Task requirements:
Copy out every record below exactly as written, but leave out any pictures.

Records to use:
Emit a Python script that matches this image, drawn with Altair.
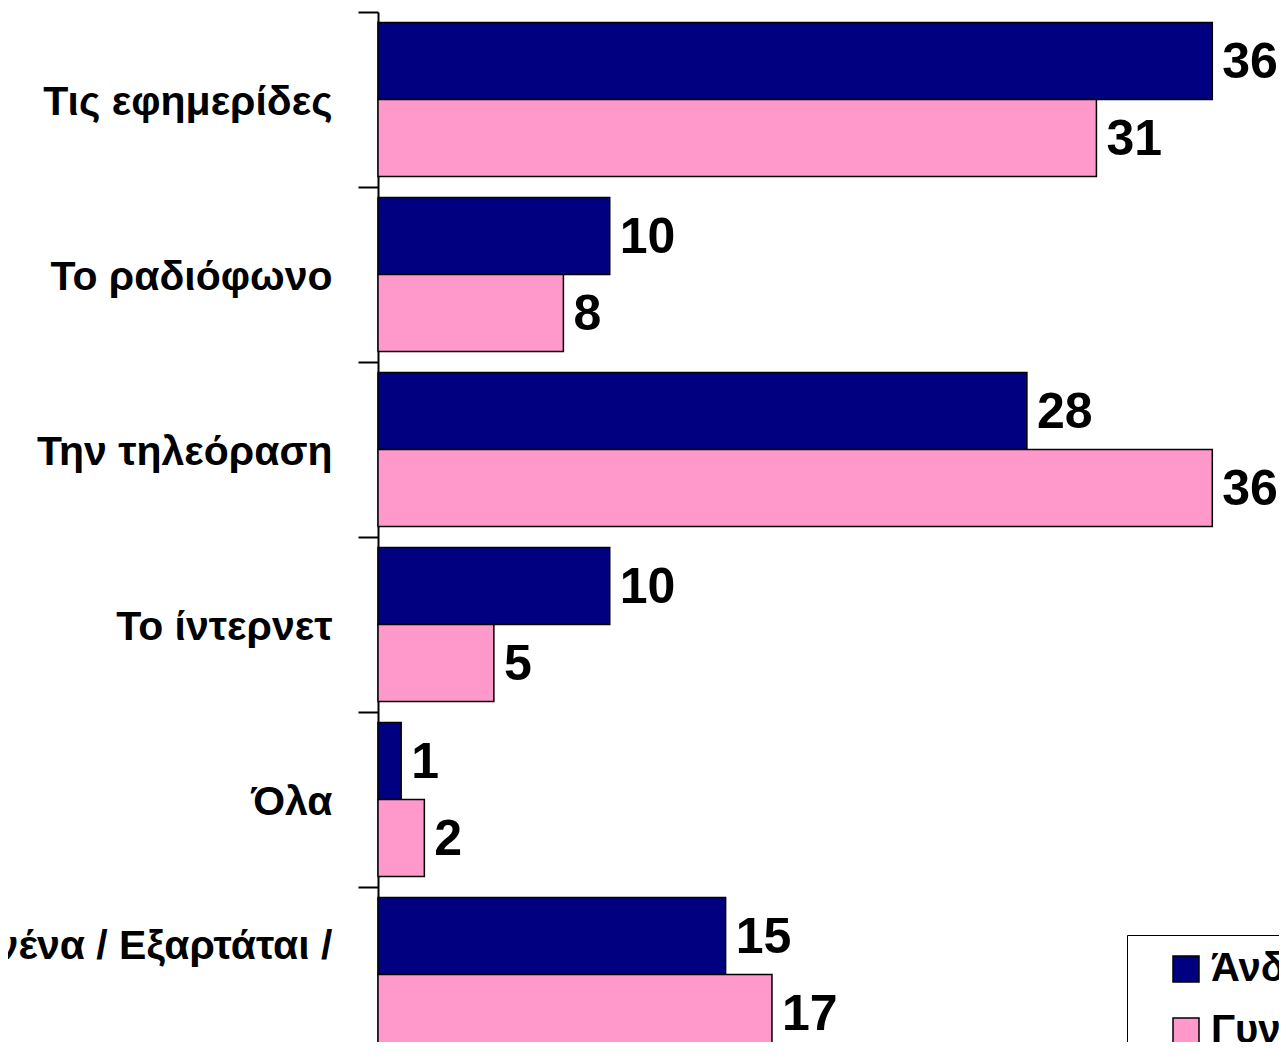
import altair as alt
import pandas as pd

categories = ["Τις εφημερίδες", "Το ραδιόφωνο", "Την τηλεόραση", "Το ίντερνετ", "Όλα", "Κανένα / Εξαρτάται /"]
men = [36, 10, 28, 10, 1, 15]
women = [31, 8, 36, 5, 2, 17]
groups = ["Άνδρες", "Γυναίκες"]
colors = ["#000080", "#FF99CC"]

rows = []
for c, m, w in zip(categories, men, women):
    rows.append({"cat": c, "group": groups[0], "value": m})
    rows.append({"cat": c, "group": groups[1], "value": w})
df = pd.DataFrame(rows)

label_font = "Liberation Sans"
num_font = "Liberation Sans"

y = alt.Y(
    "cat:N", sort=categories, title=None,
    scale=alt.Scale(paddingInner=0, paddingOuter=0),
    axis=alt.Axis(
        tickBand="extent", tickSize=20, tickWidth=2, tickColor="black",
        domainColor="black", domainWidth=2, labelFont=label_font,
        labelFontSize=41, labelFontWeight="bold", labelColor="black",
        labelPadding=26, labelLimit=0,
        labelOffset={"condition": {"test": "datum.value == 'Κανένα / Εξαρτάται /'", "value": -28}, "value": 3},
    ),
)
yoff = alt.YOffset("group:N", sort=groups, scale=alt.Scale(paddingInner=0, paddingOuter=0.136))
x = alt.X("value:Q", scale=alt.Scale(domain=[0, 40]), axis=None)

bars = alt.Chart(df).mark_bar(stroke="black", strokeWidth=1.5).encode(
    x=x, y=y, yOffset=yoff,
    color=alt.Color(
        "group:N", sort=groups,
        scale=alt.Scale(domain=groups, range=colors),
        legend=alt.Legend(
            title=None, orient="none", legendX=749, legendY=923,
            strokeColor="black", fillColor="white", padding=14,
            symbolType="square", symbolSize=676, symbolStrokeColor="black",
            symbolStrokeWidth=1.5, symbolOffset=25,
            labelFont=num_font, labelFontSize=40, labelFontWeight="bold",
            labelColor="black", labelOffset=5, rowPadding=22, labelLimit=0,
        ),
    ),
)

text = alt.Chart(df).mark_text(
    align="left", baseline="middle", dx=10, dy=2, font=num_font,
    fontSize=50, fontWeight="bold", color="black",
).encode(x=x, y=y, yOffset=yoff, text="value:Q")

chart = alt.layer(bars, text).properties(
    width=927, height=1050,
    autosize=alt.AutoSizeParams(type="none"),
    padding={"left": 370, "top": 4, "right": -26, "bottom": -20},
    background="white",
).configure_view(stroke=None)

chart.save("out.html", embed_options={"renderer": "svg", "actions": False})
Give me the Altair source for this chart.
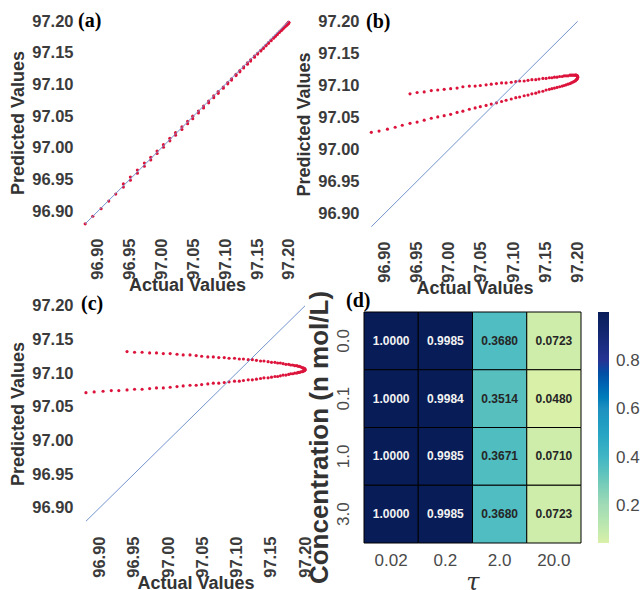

The completed task:
Emit a Python script that matches this image, drawn with Altair.
import altair as alt
import pandas as pd

categories = ["Τις εφημερίδες", "Το ραδιόφωνο", "Την τηλεόραση", "Το ίντερνετ", "Όλα", "Κανένα / Εξαρτάται /"]
men = [36, 10, 28, 10, 1, 15]
women = [31, 8, 36, 5, 2, 17]
groups = ["Άνδρες", "Γυναίκες"]
colors = ["#000080", "#FF99CC"]

rows = []
for c, m, w in zip(categories, men, women):
    rows.append({"cat": c, "group": groups[0], "value": m})
    rows.append({"cat": c, "group": groups[1], "value": w})
df = pd.DataFrame(rows)

label_font = "Liberation Sans"
num_font = "Liberation Sans"

y = alt.Y(
    "cat:N", sort=categories, title=None,
    scale=alt.Scale(paddingInner=0, paddingOuter=0),
    axis=alt.Axis(
        tickBand="extent", tickSize=20, tickWidth=2, tickColor="black",
        domainColor="black", domainWidth=2, labelFont=label_font,
        labelFontSize=41, labelFontWeight="bold", labelColor="black",
        labelPadding=26, labelLimit=0,
        labelOffset={"condition": {"test": "datum.value == 'Κανένα / Εξαρτάται /'", "value": -28}, "value": 3},
    ),
)
yoff = alt.YOffset("group:N", sort=groups, scale=alt.Scale(paddingInner=0, paddingOuter=0.136))
x = alt.X("value:Q", scale=alt.Scale(domain=[0, 40]), axis=None)

bars = alt.Chart(df).mark_bar(stroke="black", strokeWidth=1.5).encode(
    x=x, y=y, yOffset=yoff,
    color=alt.Color(
        "group:N", sort=groups,
        scale=alt.Scale(domain=groups, range=colors),
        legend=alt.Legend(
            title=None, orient="none", legendX=749, legendY=923,
            strokeColor="black", fillColor="white", padding=14,
            symbolType="square", symbolSize=676, symbolStrokeColor="black",
            symbolStrokeWidth=1.5, symbolOffset=25,
            labelFont=num_font, labelFontSize=40, labelFontWeight="bold",
            labelColor="black", labelOffset=5, rowPadding=22, labelLimit=0,
        ),
    ),
)

text = alt.Chart(df).mark_text(
    align="left", baseline="middle", dx=10, dy=2, font=num_font,
    fontSize=50, fontWeight="bold", color="black",
).encode(x=x, y=y, yOffset=yoff, text="value:Q")

chart = alt.layer(bars, text).properties(
    width=927, height=1050,
    autosize=alt.AutoSizeParams(type="none"),
    padding={"left": 370, "top": 4, "right": -26, "bottom": -20},
    background="white",
).configure_view(stroke=None)

chart.save("out.html", embed_options={"renderer": "svg", "actions": False})
Give me the Altair source for this chart.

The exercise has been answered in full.